Tensions over mainland China's growing influence on Hong Kong have driven massive protests in the city since 2003, leading Beijing and the Hong Kong government to back down from attempts to integrate the two systems, including with a national curriculum. Now, they have suspended a controversial extradition bill that had fostered the biggest protest yet, further alienating Beijing from the Hong Kong public and risking transforming the business-oriented city into a much more political space.
The city of Hong Kong again turned into a "sea of black" on June 16 as huge crowds took to the streets demanding the full withdrawal of a highly unpopular extradition bill and the resignation of Hong Kong Chief Executive Carrie Lam. In response to the ongoing protests, Lam announced the bill's suspension on June 15 and issued a public apology in an attempt to appease the protesters. But she fell short of saying the bill would be withdrawn fully, prompting the main protest organizer, the Civil Human Rights Front, to call for more strikes unless their demands — including the release of arrested protesters and investigations into a police crackdown during June 9 protests — are met.
In February, Hong Kong's government introduced a bill to allow extradition to mainland China, something that had been discussed since the British handover in 1997. But the bill sparked deep, widespread fear that Hong Kong and foreign citizens would be increasingly subject to the mainland's unfair and opaque judicial system and that its implementation would further erode Hong Kong's judicial independence. The bill's introduction, in addition to the Hong Kong government's decision to shorten the traditional bill reviewing period, sparked consternation and anger among Hong Kong's businesses and public, culminating in a mass protest on June 9. Several foreign countries, including the United Kingdom and Australia, expressed their own concern over the implications of the bill. Indeed, there is speculation that in response, the United States could review Hong Kong's special trade and economic status and potentially subject Hong Kong to U.S. tariffs, visa restrictions of its citizens and currency destabilization, exposing significant financial risks to one of the most important global financial hubs.
Why it Matters
The weekend protests' turnout — estimated at 2 million, which was even larger than the June 9 protests — creates major pressure against the Hong Kong government to completely withdraw the bill. Hong Kong's legislation session closes on July 20, meaning the bill's suspension effectively eliminates the possibility of further debates or voting until July 2020, before which lawmakers can either reintroduce the bill or let it naturally lapse. But that's not enough for protesters. By refusing to announce a full withdrawal, the government could still push the bill in the future — especially, in the protesters' eyes — if Lam remains in power.
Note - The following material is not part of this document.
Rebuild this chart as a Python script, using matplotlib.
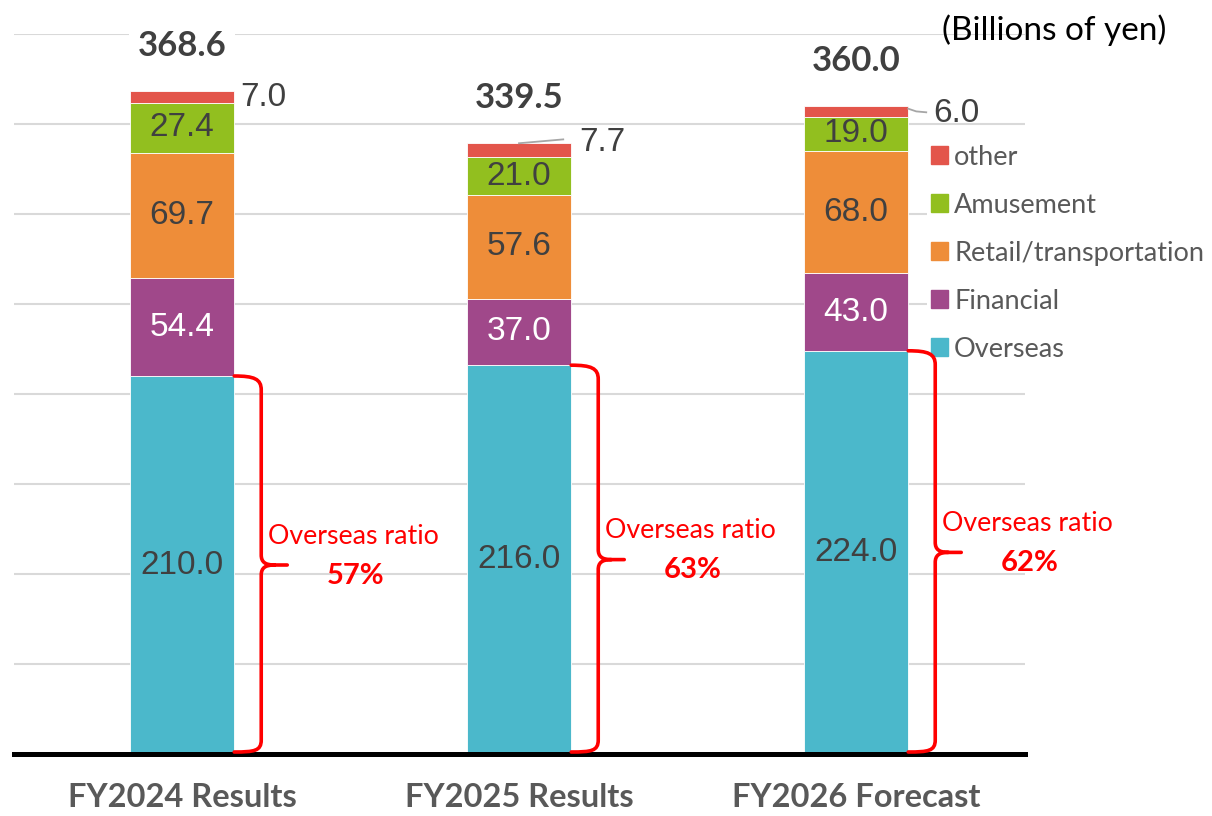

Using Lam as a scapegoat by forcing her to resign would only drive the protesters' to directly target the central government and could encourage public demand for universal suffrage and greater autonomy – issues Beijing is deeply unwilling to consider.
Lam's political career is at stake, and though the poorly handled bill has exacerbated Beijing's existing challenges as it deals with the trade war, the Chinese government has largely backed itself into a corner to support its own appointed official to avoid a larger crisis. Reports have surfaced that on June 16, the central government's liaison office convened 200 pro-Beijing delegations to support the Hong Kong government. But other reports also indicated Chinese officials' frustration over Lam's poor management; the central government has tried to distance itself from the controversies and might even have influenced Lam's decision to suspend the bill following her reported meeting with Han Zheng, a Politburo standing committee member.
Many have wondered if Beijing could use Lam as a scapegoat by forcing her to resign, but that outcome would only drive the protesters to directly target the central government and could encourage a public demand for universal suffrage and greater autonomy – issues Beijing is deeply unwilling to consider. If Lam doesn't resign, however, that will mean even greater antagonism between Beijing and Hong Kong's public in the next three years, until she will almost certainly be forbidden from running for a second term.
As protests continue, there are questions of whether the Hong Kong police will crack down again, whether protesters can sustain their momentum and employ more radical pressure tactics or, whether, under more extreme scenarios, Beijing might dispatch its own security forces — a prospect guaranteed to dramatically unsettle Hong Kong.
Meanwhile, the ongoing protests expose two additional front lines for Beijing. U.S. President Donald Trump has hinted that he intends to leverage Hong Kong issues in U.S.-China trade talks at the upcoming G-20 summit. Additionally, it could strengthen Taiwan's pro-independence ruling party as it is capturing public sensitivity over the "one country, two systems" formula in the leadup to a high-stakes election. Tensions over the controversial bill and over Beijing's intervention are unlikely to ease any time soon, jeopardizing business confidence and driving capital out of a city already facing a declining economic fortune — and set to struggle more if the United States possibly removes Hong Kong's special trade status.